Tahar Rahim (center) (Strand Releasing)

Tahar Rahim (center) (Strand Releasing)

Early in director Fatih Akin’s moving drama The Cut, Nazaret (A Prophet’s Tahar Rahim) and his twin daughters are walking in their town of Mardin, in the Ottoman Empire. When they see a crane flying above them, Nazaret tells his children this signifies that they will all be undertaking a journey. It turns out to be a perilous, heartbreaking one.

The film begins in 1915, just before the Ottoman government began to round up Armenians for extermination. Nazaret is ripped from his family and taken to a desert work camp where he breaks rocks in the hot sun and is asked to renounce his Christian faith. Most of the men in his camp refuse, but the man with the Christ-like name ends up the only survivor of a massacre by Ottoman soldiers.

The man who spares Nazaret’s life left him with a cut that severed his vocal cords, so Nazaret must use his wits and perseverance to escape the war around him. He is taken in by a kindly Muslim soap maker who ends converting his factory in Aleppo into a refuge for displaced Armenians. It is in this refuge that Nazaret learns that his daughters are still alive, which leads him on a long and frustrating journey around the world.

Akin did a lot of research for the film, which he co-wrote with Mardik Martin, a writer of Armenian descent whose scripts include Raging Bull and Mean Streets. But Akin’s tale is less urban grit than global epic. The Cut is not based on a specific true story, but in Akin’s research he found diaries of Armenians who ended up in Havana, which plays a part in this film. Much as Nazaret’s story is a composite of the Armenian struggle, so his film is fueled by inspiration from Italian arthouse directors like Bernardo Bertolucci to Sergio Leone’s spaghetti westerns. The desert landscape (shot in Jordan) of Nazaret’s journey makes it ripe for a western, and the score by Alexander Hacke encourages this. Despite his symbolic name, and specific quest, Nazaret is like a variation of Clint Eastwood’s Man with no Name, a lone and determined traveler.
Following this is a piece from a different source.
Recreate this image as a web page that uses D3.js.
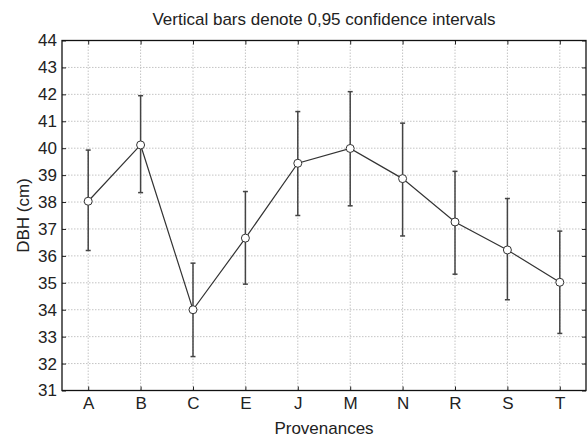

Born in Germany to Turkish parents, Akin thought it was time for Turkey to deal with the Armenian genocide. It is still a contentious topic; after speaking to the Turkish-Armenian newspaper Agos about the film, both the director and the newspaper received death threats. But as Akin told the New York Times, “I’ve shown the film to people who deny the fact that 1915 was a genocide and to people who accept it and both groups had the same emotional impact. I hope the film could be seen as a bridge.”

The Cut is the final part of what Akin calls his “Love, Death and the Devil” trilogy, which starts with the excellent Head-On (2004) and continues with the less successful Edge of Heaven (2007). The trilogy’s previous installments have been melodramas, and as Akin turns to address a historical blight in the land of his descendants, he’s taken a powerful tale of genocide and a severed family and made from it a melodramatic western. Cornier and more epic than his previous films, The Cut is an effective and old-fashioned weeper about a volatile time for the Armenian people.

The Cut
Directed by Fatih Akin
Written by Fatih Akin and Mardik Martin
With Tahar Rahim, Simon Abkarian, Makram Khoury
Unrated, but contains nudity and the graphic violence
138 minutes
Opens today at E Street Landmark Cinema.